Thursday, 26 November 2020

Every Picture Tells A Story (1)

Wheel On Rail

Just the tiniest area of contact which means this ...
... a freight train at one of the platforms at Kings Cross.

It is the Network Rail rail-head treatment train, spraying off the gunge ...
... so that minuscule point of contact is as squeaky clean as possible. Then the wheels will roll smoothly and the train will set off without wheelslip. If the wheels slip badly either the wheel will be damaged (flats) ...
... or the rail will be worn away.
Neither is good for rails, wheels or passengers and their safety or comfort.

Two More Gone - For Ever?
It is a pattern repeated all over the country.
And in Worcestershire ...
The company also operates a few school bus routes as well.
There is personal tragedy as well as business sadness. One of the directors of a defunct Isle of Wight coach company is having to sell her house to pay off the debts which will not be assuaged by income from bookings. Hundreds of similar states of anguish are repeated nationally. The government doesn't seem interested as coach trips and holidays are not deemed to be essential.

What And Where?
Upon close inspection, it looks like the cauldron of a molten iron atop a wagon is pouring its rather warm contents across the path of a Pacer passing in the dark.
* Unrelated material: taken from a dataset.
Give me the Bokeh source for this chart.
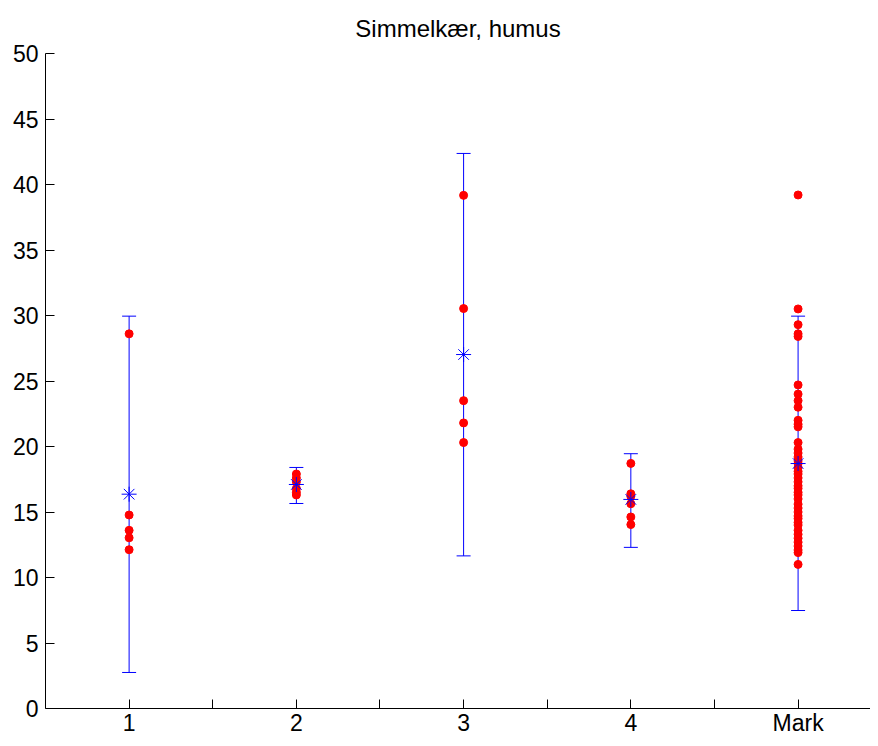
from bokeh.plotting import figure
from bokeh.models import Range1d, FixedTicker, Whisker, TeeHead, ColumnDataSource
from bokeh.embed import file_html
from bokeh.resources import INLINE

# ---- data ----
title_text = "Simmelkær, humus"
categories = ["1", "2", "3", "4", "Mark"]
positions = [1, 2, 3, 4, 5]
means = [16.36, 17.10, 27.02, 15.96, 18.70]
upper = [29.95, 18.40, 42.37, 19.45, 29.95]
lower = [2.75, 15.65, 11.65, 12.30, 7.48]

g1 = [28.6, 14.77, 13.6, 13.03, 12.12]
g2 = [17.9, 17.6, 17.3, 16.8, 16.5, 16.3]
g3 = [39.17, 30.53, 23.5, 21.8, 20.3]
g4 = [18.71, 16.39, 16.2, 15.63, 14.62, 14.04]
g5 = [39.2, 30.5, 29.3, 28.6, 28.4, 24.7, 24.0, 23.5, 23.0, 22.0, 21.7, 21.5,
      20.3, 19.8, 19.5, 19.2, 18.9, 18.7, 18.4, 18.1, 17.9, 17.6, 17.3, 17.0,
      16.8, 16.5, 16.3, 16.0, 15.6, 15.3, 15.0, 14.7, 14.5, 14.2, 14.0, 13.6,
      13.3, 13.0, 12.7, 12.4, 12.1, 11.9, 11.0]
groups = [g1, g2, g3, g4, g5]

y_ticks = [0, 5, 10, 15, 20, 25, 30, 35, 40, 45, 50]
x_ticks = [1, 1.5, 2, 2.5, 3, 3.5, 4, 4.5, 5]

FONT = "Liberation Sans"

p = figure(width=870, height=738, output_backend="svg", toolbar_location=None,
           x_range=Range1d(0.5, 5.433), y_range=Range1d(0, 50),
           min_border_left=45, min_border_right=0, min_border_top=0, min_border_bottom=28)
p.outline_line_color = None
p.background_fill_color = "white"
p.border_fill_color = "white"
p.xgrid.grid_line_color = None
p.ygrid.grid_line_color = None

p.title.text = title_text
p.title.align = "center"
p.title.offset = 9
p.title.standoff = 24
p.title.text_font = FONT
p.title.text_font_size = "24px"
p.title.text_font_style = "normal"
p.title.text_color = "black"

for ax in (p.xaxis[0], p.yaxis[0]):
    ax.major_label_text_font = FONT
    ax.major_label_text_font_size = "23px"
    ax.major_label_text_color = "black"
    ax.axis_line_color = "black"
    ax.major_tick_line_color = "black"
    ax.major_tick_in = 9
    ax.major_tick_out = 0
    ax.minor_tick_line_color = None
p.yaxis.major_label_standoff = 7
p.xaxis.major_label_standoff = 1

p.xaxis.ticker = FixedTicker(ticks=x_ticks)
overrides = {}
for t in x_ticks:
    overrides[t] = ""
for pos, c in zip(positions, categories):
    overrides[pos] = c
p.xaxis.major_label_overrides = overrides
p.yaxis.ticker = FixedTicker(ticks=y_ticks)

# error bars
src = ColumnDataSource(dict(x=positions, lo=lower, hi=upper, m=means))
w = Whisker(source=src, base="x", lower="lo", upper="hi", dimension="height",
            line_color="blue", line_width=1, level="underlay",
            upper_head=TeeHead(size=14, line_color="blue", line_width=1),
            lower_head=TeeHead(size=14, line_color="blue", line_width=1))
p.add_layout(w)

# data points
xs, ys = [], []
for pos, g in zip(positions, groups):
    for v in g:
        xs.append(pos)
        ys.append(v)
p.scatter(xs, ys, marker="circle", size=8, fill_color="red", line_color="red")

# means
p.scatter("x", "m", source=src, marker="asterisk", size=15, line_color="blue", line_width=1)

open("out.html", "w").write(file_html(p, INLINE))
Seems a cruel thing to do a Pacer.

In a sense, that is what you are seeing. 
Fortunately the molten slag isn't real but the Pacer is, number 144 017. And you can have a go at driving it.

Each experience   will  consist of about 2 hours driving the train  around the  internal system of British Steel  Scunthorpe ,departing from and  returning to  Frodingham platform

the  following dates  and  times area available  for  booking - Each experience we  request a  donation  of £200  for  one  person to  drive the train or  £300  for  two  people  to share  the  time  driving the  train  - this  is  to cover  the  running costs  and  to  maintain the  unit.
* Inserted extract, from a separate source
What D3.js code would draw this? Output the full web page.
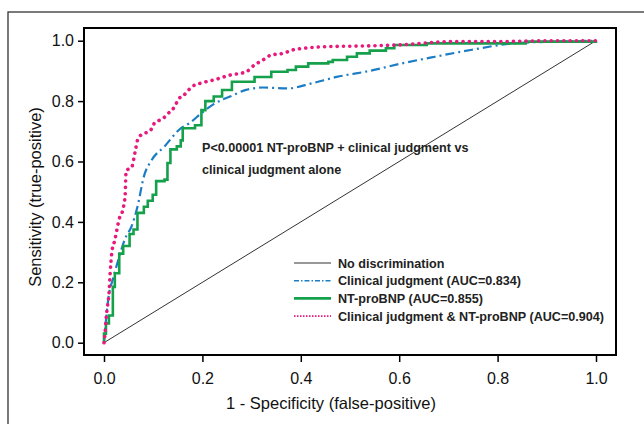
<!DOCTYPE html>
<html><head><meta charset="utf-8">
<script src="https://cdn.jsdelivr.net/npm/d3@7"></script>
<style>body{margin:0;background:#fff;} svg{display:block;font-family:"Liberation Sans",Arial,sans-serif;}</style>
</head><body><div id="chart"></div>
<script>
const xTicks = [0, 0.2, 0.4, 0.6, 0.8, 1.0];
const yTicks = [0, 0.2, 0.4, 0.6, 0.8, 1.0];

const clinicalFpr = [0,0.004,0.01,0.018,0.031,0.043,0.056,0.068,0.081,0.097,0.123,0.156,0.173,0.198,0.223,0.256,0.289,0.323,0.373,0.423,0.473,0.54,0.606,0.673,0.748,0.831,0.915,1.0];
const clinicalTpr = [0,0.075,0.16,0.21,0.285,0.345,0.385,0.45,0.55,0.605,0.65,0.71,0.726,0.76,0.79,0.815,0.837,0.845,0.842,0.859,0.88,0.90,0.925,0.947,0.97,0.991,0.997,1.0];

const ntFpr = [0,0,0.004,0.01,0.018,0.018,0.022,0.031,0.039,0.052,0.06,0.068,0.081,0.089,0.099,0.106,0.123,0.129,0.135,0.148,0.156,0.16,0.185,0.198,0.206,0.223,0.24,0.26,0.29,0.306,0.34,0.373,0.39,0.415,0.456,0.465,0.494,0.514,0.54,0.573,0.59,0.623,0.656,0.823,0.857,1.0];
const ntTpr = [0,0.03,0.064,0.09,0.10,0.185,0.23,0.295,0.32,0.36,0.375,0.43,0.45,0.47,0.49,0.535,0.54,0.595,0.64,0.65,0.67,0.71,0.72,0.77,0.80,0.815,0.837,0.864,0.864,0.88,0.897,0.903,0.914,0.925,0.93,0.936,0.947,0.958,0.967,0.975,0.986,0.986,0.991,0.991,0.997,1.0];

const combFpr = [0,0.002,0.004,0.007,0.01,0.0125,0.016,0.022,0.031,0.039,0.043,0.045,0.056,0.063,0.068,0.077,0.093,0.104,0.118,0.131,0.143,0.153,0.16,0.168,0.181,0.198,0.223,0.256,0.289,0.306,0.323,0.339,0.364,0.385,0.406,0.448,0.54,0.598,0.706,0.79,0.92,1.0];
const combTpr = [0,0.03,0.075,0.12,0.16,0.23,0.30,0.34,0.41,0.445,0.49,0.57,0.58,0.63,0.67,0.69,0.70,0.73,0.74,0.76,0.78,0.81,0.815,0.83,0.85,0.86,0.87,0.886,0.897,0.92,0.936,0.952,0.958,0.97,0.975,0.98,0.983,0.986,0.997,0.997,1.0,1.0];

const legendLabels = ["No discrimination","Clinical judgment (AUC=0.834)","NT-proBNP (AUC=0.855)","Clinical judgment & NT-proBNP (AUC=0.904)"];
const annotationLines = ["P<0.00001 NT-proBNP + clinical judgment vs","clinical judgment alone"];

const W = 644, H = 424;
const svg = d3.select("#chart").append("svg").attr("width", W).attr("height", H);

// outer frame
svg.append("rect").attr("x", 8).attr("y", 12).attr("width", 650).attr("height", 430)
  .attr("fill", "none").attr("stroke", "#333").attr("stroke-width", 1.3);

const x = d3.scaleLinear().domain([0, 1]).range([104, 596]);
const y = d3.scaleLinear().domain([0, 1]).range([342.7, 40.7]);

const colors = {diag: "#333", clin: "#1c7cc4", nt: "#15a04c", comb: "#e8197c"};

const line = d3.line().x(d => x(d[0])).y(d => y(d[1]));

// diagonal
svg.append("path").datum([[0,0],[1,1]]).attr("d", line)
  .attr("fill","none").attr("stroke", colors.diag).attr("stroke-width", 1);

// clinical
svg.append("path").datum(d3.zip(clinicalFpr, clinicalTpr)).attr("d", d3.line().x(d => x(d[0])).y(d => y(d[1])).curve(d3.curveMonotoneX))
  .attr("fill","none").attr("stroke", colors.clin).attr("stroke-width", 2.2)
  .attr("stroke-dasharray", "9 4 2 4");
// nt-proBNP
svg.append("path").datum(d3.zip(ntFpr, ntTpr)).attr("d", d3.line().x(d => x(d[0])).y(d => y(d[1])).curve(d3.curveStepAfter))
  .attr("fill","none").attr("stroke", colors.nt).attr("stroke-width", 2.6);
// combined
svg.append("path").datum(d3.zip(combFpr, combTpr)).attr("d", d3.line().x(d => x(d[0])).y(d => y(d[1])).curve(d3.curveMonotoneX))
  .attr("fill","none").attr("stroke", colors.comb).attr("stroke-width", 3.6)
  .attr("stroke-linecap","round").attr("stroke-dasharray", "0.1 6.2");

// plot frame
svg.append("rect").attr("x", 84).attr("y", 28).attr("width", 532).attr("height", 327)
  .attr("fill","none").attr("stroke","#000").attr("stroke-width", 2);

// axes
const xAxis = svg.append("g").attr("transform", "translate(0,355)")
  .call(d3.axisBottom(x).tickValues(xTicks).tickFormat(d3.format(".1f")).tickSize(7).tickPadding(11));
xAxis.select(".domain").remove();
xAxis.selectAll("text").attr("font-size", 16).attr("fill","#111").attr("font-family","Liberation Sans, Arial");
xAxis.selectAll("line").attr("stroke","#000").attr("stroke-width",1.5);

const yAxis = svg.append("g").attr("transform", "translate(84,0)")
  .call(d3.axisLeft(y).tickValues(yTicks).tickFormat(d3.format(".1f")).tickSize(6).tickPadding(4));
yAxis.select(".domain").remove();
yAxis.selectAll("text").attr("font-size", 16).attr("fill","#111").attr("font-family","Liberation Sans, Arial");
yAxis.selectAll("line").attr("stroke","#000").attr("stroke-width",1.5);

svg.append("text").attr("x", 331).attr("y", 409).attr("text-anchor","middle")
  .attr("font-size", 16.5).attr("fill","#111").text("1 - Specificity (false-positive)");
svg.append("text").attr("transform","translate(41,197) rotate(-90)").attr("text-anchor","middle")
  .attr("font-size", 16.5).attr("fill","#111").text("Sensitivity (true-positive)");

// annotation
svg.selectAll("text.ann").data(annotationLines).join("text").attr("class","ann")
  .attr("x", 202).attr("y", (d,i) => 151.5 + i*22)
  .attr("font-size", 12.6).attr("font-weight","bold").attr("fill","#222").text(d => d);

// legend
const legStyles = [
  {c: colors.diag, w: 1, dash: null},
  {c: colors.clin, w: 1.5, dash: "5 2 1.5 2"},
  {c: colors.nt, w: 2.6, dash: null},
  {c: colors.comb, w: 1.6, dash: "1.5 1.5"}
];
const leg = svg.append("g");
legendLabels.forEach((lab, i) => {
  const yy = 263 + i*17.7;
  const s = legStyles[i];
  leg.append("line").attr("x1", 294).attr("x2", 331).attr("y1", yy).attr("y2", yy)
    .attr("stroke", s.c).attr("stroke-width", s.w).attr("stroke-dasharray", s.dash);
  leg.append("text").attr("x", 338).attr("y", yy + 4.5).attr("font-size", 12.6)
    .attr("font-weight","bold").attr("fill","#222").text(lab);
});
</script></body></html>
It all happens at the Appleby Frodingham Railway Preservation Society.

Appleby Frodingham was a ginormous steel works at Scunthorpe.
Much of the railway remains, despite a huge reduction in the scope of the works; and it is on these tracks that the Society does its stuff.

There is a web site - but it is a bit rough, being under improvement and construction in various parts.
It all looks rather splendid, and VERY different from the typical heritage line meandering through bucolic prettiness.

And they did empty tubs of slag for real.

Esoterica Par Excellence
Even if you know nothing about railways, you might just recognise the above as a brake van. In the days of what were termed "unfitted" goods trains, there would be brakes on the engine, hand brakes on each wagon non-operative as the train rolled along. At the back of the consist would be a brake van where the guard would have to use all his skill and a screw=down handbrake to help the driver keep his train under control.
In fbb's youthfulness, he, like any other modeller, was reminded in many an article that all good trains had to have a brake van.

But early models were crude from Trix, all tinplate ...
... crude from Hornby Dublo, but slightly better ...
...and from Triang, a plastic body that was as crude as the tin ones!
But, you know, we didn't care - it was a brake van and the regulations were satisfied.

Then along came Airfix in 1962 with a well-detailed accurate brake for just two bob.
Hornby Dublo developed a range of plastic bodied so-called super detailed wagons, but on crude and ancient chassis. But these models (branded SD6) we so much better that a teenage fbb bought the brake van.
It cost fbb six shillings, a kings ransom in pocket money financing terms.

Hornby Dublo died in '63 but Triang Hornby, which became just Hornby, realised that better models were required, and so more detailed brake vans appeared.
The very latest offerings from Hornby have full interiors and full glazing, plus excellent underframe and brake gear.

And you can't SEE the interior detail!

Not to be outdone, competitor Bachmann has just released details of its latest brake van models ...
... and hyper splendido they are. Of course you have noticed that the version above has right hand duckets (that the side peep hole for the guard).
But, of course, the modern modeller is not satisfied with just one brake van model. He may well want two. 

So Bachnann have produced an alternative model WITH LEFT HAND DUCKETS.
ONE of these will cost you a mere £36. (OUCH and OUCH again.) Rails of Sheffield are offering a fiver off for advance orders.

Inflation would push the original Airfix kit up to £2.15. Today's Airfix Kit (produced by Dapol) would cost you over £9 but it does have improved wheels and couplings. The latest Hornby van will cost you £25.

But it would be a difficult choice for fbb. Left hand duckets, or right hand duckets - how to choose? Fortunately fbb will be choosing neither - he has three milk tank wagons to add to his collection.

It's a rich man's game, these days.
Readers will be THRILLED to hear that the new modem/router arrived yesterday and with the help of No 3 son it was installed and used for this very blog.

The clever thing is to make the little plastic frisbee ...
... think it is the same as the busted one. Clever Eh and achieved thanks to no 3 son. Thus the fbbs don't have to fiddle with two laptops, two mobile phones and a connected TV. The modem is utterly deceived!